• _Directive_: From the first line of the data below, repeat each line exactly until you reach the line with "const y = d3.scaleLinear().domain([0, 15]).range([H"; include that line too.

• _Material supplied_:

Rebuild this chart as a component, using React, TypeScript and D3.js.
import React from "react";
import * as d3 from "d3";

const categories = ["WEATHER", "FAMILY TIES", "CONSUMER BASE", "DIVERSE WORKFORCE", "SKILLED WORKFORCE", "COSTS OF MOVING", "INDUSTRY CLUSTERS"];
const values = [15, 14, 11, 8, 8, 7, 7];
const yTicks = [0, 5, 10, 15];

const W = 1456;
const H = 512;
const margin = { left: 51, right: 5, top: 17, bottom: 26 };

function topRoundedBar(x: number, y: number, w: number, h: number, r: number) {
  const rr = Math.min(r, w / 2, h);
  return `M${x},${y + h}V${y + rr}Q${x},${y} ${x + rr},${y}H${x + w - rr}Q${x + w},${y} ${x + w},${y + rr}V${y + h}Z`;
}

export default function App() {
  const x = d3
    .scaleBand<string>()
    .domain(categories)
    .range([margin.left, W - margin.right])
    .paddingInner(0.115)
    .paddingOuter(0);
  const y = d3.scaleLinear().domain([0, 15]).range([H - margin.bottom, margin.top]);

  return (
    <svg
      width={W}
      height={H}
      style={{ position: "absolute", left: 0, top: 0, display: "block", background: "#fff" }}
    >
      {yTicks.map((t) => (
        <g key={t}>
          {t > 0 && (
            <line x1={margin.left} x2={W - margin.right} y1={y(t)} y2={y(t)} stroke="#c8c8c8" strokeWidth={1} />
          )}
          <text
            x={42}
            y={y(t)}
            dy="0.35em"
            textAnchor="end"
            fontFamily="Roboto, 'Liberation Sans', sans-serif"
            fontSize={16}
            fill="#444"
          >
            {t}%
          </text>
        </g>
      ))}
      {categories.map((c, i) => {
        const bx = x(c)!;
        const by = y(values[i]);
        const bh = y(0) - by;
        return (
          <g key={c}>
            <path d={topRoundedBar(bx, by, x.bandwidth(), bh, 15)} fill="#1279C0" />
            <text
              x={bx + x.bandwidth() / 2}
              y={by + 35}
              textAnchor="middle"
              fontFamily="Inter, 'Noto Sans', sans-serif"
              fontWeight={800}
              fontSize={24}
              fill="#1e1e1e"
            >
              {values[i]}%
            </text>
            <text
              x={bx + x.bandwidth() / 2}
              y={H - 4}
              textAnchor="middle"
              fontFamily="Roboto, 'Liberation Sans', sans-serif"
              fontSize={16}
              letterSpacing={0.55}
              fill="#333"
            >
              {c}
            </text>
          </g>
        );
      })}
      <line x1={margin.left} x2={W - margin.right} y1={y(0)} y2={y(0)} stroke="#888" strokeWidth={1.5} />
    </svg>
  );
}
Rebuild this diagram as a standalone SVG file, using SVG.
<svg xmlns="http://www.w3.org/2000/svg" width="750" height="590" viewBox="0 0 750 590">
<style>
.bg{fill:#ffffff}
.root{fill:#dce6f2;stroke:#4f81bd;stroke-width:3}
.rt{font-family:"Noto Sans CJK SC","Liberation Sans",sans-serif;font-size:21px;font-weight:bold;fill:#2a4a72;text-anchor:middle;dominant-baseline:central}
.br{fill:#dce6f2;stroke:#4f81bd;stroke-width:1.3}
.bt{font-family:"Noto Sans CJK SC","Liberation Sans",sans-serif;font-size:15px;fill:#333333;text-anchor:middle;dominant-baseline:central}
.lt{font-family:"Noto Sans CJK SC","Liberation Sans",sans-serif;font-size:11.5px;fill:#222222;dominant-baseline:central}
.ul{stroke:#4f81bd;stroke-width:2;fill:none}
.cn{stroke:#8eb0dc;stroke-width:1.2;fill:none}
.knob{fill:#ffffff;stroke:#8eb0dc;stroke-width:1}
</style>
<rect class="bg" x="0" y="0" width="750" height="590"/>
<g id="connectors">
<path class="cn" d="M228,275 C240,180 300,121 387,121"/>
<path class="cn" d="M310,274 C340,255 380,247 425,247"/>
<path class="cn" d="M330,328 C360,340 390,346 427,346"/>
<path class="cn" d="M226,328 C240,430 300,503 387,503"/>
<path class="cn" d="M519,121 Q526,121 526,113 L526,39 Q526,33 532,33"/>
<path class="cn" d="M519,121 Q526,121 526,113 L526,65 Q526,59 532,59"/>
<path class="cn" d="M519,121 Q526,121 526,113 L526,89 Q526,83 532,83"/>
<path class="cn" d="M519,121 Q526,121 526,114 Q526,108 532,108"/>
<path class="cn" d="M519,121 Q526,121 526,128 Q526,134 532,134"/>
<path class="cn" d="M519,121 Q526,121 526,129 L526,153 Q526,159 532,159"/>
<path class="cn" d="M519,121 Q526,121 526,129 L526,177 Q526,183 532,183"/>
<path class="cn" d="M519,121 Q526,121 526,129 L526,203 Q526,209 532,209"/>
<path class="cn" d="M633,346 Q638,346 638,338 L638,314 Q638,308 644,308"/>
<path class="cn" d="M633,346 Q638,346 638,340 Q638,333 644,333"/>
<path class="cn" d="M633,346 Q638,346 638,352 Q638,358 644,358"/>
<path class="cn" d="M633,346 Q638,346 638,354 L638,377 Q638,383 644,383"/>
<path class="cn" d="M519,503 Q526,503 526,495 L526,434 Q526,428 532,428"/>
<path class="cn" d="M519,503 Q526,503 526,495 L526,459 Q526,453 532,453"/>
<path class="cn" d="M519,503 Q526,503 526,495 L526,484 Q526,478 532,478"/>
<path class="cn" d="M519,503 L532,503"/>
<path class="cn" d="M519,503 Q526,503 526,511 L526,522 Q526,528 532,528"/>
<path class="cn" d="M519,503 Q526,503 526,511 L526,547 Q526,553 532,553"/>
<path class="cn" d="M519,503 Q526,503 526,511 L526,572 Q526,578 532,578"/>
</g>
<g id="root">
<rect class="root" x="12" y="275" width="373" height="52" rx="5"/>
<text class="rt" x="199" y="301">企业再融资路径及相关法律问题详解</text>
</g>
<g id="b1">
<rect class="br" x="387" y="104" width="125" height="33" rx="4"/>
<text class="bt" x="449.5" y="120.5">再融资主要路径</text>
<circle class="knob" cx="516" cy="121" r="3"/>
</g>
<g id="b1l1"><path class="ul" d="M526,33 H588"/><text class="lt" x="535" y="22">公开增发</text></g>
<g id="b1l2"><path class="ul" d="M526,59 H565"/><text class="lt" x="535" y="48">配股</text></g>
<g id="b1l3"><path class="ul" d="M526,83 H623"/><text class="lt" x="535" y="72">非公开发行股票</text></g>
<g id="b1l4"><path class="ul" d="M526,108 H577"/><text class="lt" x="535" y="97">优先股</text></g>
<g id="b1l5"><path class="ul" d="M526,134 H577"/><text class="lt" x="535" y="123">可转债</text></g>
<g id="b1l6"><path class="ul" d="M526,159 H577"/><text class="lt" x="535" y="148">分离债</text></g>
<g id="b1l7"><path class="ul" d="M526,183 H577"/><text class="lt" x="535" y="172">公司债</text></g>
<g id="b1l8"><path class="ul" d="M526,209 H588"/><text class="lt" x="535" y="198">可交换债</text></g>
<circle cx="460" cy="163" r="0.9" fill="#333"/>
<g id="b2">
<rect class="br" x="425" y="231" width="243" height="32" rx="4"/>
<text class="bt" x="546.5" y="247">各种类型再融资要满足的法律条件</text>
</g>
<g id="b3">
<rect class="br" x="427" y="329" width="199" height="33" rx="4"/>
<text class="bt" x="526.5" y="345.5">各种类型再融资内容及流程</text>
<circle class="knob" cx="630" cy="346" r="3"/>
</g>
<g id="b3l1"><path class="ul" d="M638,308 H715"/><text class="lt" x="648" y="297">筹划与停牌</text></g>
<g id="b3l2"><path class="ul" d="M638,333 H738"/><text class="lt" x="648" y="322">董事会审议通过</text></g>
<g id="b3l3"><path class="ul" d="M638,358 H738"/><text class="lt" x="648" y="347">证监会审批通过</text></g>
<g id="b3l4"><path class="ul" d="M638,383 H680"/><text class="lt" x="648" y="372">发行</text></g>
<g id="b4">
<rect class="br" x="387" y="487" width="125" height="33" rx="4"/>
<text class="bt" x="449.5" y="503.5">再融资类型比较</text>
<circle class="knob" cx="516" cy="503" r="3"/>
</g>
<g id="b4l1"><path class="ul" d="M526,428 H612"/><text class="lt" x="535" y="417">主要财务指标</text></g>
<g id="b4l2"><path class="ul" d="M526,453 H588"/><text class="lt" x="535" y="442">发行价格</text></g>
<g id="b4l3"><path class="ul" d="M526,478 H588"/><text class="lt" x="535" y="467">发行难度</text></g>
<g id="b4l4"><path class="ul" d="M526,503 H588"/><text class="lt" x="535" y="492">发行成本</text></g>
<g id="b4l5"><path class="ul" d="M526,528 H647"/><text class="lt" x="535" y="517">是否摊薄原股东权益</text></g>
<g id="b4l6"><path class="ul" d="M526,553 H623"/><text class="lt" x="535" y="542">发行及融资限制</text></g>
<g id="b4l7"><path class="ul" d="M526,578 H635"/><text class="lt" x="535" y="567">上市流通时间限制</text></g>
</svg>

• _Final result_:
Rebuild this chart as a component, using React, TypeScript and D3.js.
import React from "react";
import * as d3 from "d3";

const categories = ["WEATHER", "FAMILY TIES", "CONSUMER BASE", "DIVERSE WORKFORCE", "SKILLED WORKFORCE", "COSTS OF MOVING", "INDUSTRY CLUSTERS"];
const values = [15, 14, 11, 8, 8, 7, 7];
const yTicks = [0, 5, 10, 15];

const W = 1456;
const H = 512;
const margin = { left: 51, right: 5, top: 17, bottom: 26 };

function topRoundedBar(x: number, y: number, w: number, h: number, r: number) {
  const rr = Math.min(r, w / 2, h);
  return `M${x},${y + h}V${y + rr}Q${x},${y} ${x + rr},${y}H${x + w - rr}Q${x + w},${y} ${x + w},${y + rr}V${y + h}Z`;
}

export default function App() {
  const x = d3
    .scaleBand<string>()
    .domain(categories)
    .range([margin.left, W - margin.right])
    .paddingInner(0.115)
    .paddingOuter(0);
  const y = d3.scaleLinear().domain([0, 15]).range([H - margin.bottom, margin.top]);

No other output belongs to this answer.